The concept of the logarithm of 1 is essential to understand the basic properties of logarithms. When we encounter a logarithm in the form \( \log_b(1) \), it is asking us to find the exponent needed to raise the base \( b \) to yield 1.

• The key to remember is that any number raised to the power of 0 equals 1. For example, \( 5^0 = 1 \), \( 10^0 = 1 \), and so on.

Thus, regardless of the base, the logarithm of 1 in any base is 0. In equation form, it is represented as:

• \( \log_b(1) = 0 \)

The identity law of logarithms simplifies expressions where the base and the argument of the logarithm are the same. When you see \( \log_b(b) \), it asks for the power necessary to raise \( b \) to get \( b \).

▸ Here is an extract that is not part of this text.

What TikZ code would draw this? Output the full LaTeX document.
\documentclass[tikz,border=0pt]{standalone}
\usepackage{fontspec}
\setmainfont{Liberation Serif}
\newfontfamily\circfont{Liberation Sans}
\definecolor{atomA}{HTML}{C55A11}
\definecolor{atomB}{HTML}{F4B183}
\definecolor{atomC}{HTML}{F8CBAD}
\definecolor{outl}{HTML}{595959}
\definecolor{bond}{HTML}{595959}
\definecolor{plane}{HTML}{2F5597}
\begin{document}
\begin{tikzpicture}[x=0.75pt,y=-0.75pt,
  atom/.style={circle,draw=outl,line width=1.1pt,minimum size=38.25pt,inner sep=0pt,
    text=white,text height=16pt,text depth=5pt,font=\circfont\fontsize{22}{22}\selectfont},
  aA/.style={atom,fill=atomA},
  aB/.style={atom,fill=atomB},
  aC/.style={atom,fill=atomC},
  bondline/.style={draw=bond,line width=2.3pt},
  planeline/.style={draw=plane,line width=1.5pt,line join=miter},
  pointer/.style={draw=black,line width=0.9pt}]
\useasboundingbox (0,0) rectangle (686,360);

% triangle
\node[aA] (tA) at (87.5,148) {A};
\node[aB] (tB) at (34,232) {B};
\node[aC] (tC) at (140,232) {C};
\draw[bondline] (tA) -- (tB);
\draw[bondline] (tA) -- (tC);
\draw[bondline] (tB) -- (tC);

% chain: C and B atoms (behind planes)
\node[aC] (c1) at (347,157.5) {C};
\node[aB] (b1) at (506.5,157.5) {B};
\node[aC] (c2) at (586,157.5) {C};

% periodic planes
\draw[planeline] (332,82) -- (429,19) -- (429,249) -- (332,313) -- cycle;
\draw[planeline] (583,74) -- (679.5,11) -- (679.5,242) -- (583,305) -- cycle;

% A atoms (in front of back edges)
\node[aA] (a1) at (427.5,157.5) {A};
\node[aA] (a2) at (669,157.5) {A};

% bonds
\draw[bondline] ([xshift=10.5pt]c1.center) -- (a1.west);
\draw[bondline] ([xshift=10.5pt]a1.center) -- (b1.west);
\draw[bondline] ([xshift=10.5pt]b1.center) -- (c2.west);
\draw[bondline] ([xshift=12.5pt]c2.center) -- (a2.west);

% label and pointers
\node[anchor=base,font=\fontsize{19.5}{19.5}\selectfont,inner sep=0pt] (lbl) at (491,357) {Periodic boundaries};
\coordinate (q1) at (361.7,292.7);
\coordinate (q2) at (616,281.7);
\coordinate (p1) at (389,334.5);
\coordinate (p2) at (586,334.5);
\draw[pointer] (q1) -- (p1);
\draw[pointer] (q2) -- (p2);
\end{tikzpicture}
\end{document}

• This is intuitive because raising a number to the power of 1 results in the number itself.
• For instance, \( 2^1 = 2 \), \( 5^1 = 5 \), and so on.

Therefore, when both base and argument are the same, the logarithm equals 1. Mathematically, this is shown as:

• \( \log_b(b) = 1 \)

The power rule of logarithms is a powerful tool for simplifying logarithmic expressions involving exponents. When looking at an expression like \( \log_b(b^x) \), it asks you to find the exponent that raises base \( b \) to get \( b^x \).

• In this scenario, the power rule directly relates the exponent \( x \) to the equation.
• The base \( b \) raised to the power of \( x \) already yields \( b^x \), so the answer must be \( x \).

This property can be succinctly written as:

• \( \log_b(b^x) = x \)

This rule works because the base on both sides of the expression remains unchanged, simplifying the logarithmic calculation.

The inverse property of exponents and logarithms illuminates the natural relationship between these mathematical operations. In the expression \( b^{\log_b(x)} \), you're essentially reversing the logarithm through exponentiation.

• The logarithm \( \log_b(x) \) tells us the power needed to raise \( b \) to yield \( x \).
• By taking \( b \) to this power, we naturally return to the original value \( x \).

Hence, the equation is equal to \( x \):

• \( b^{\log_b(x)} = x \)

This property underscores the inverse relationship, allowing for the simplification and solving of logarithmic and exponential expressions.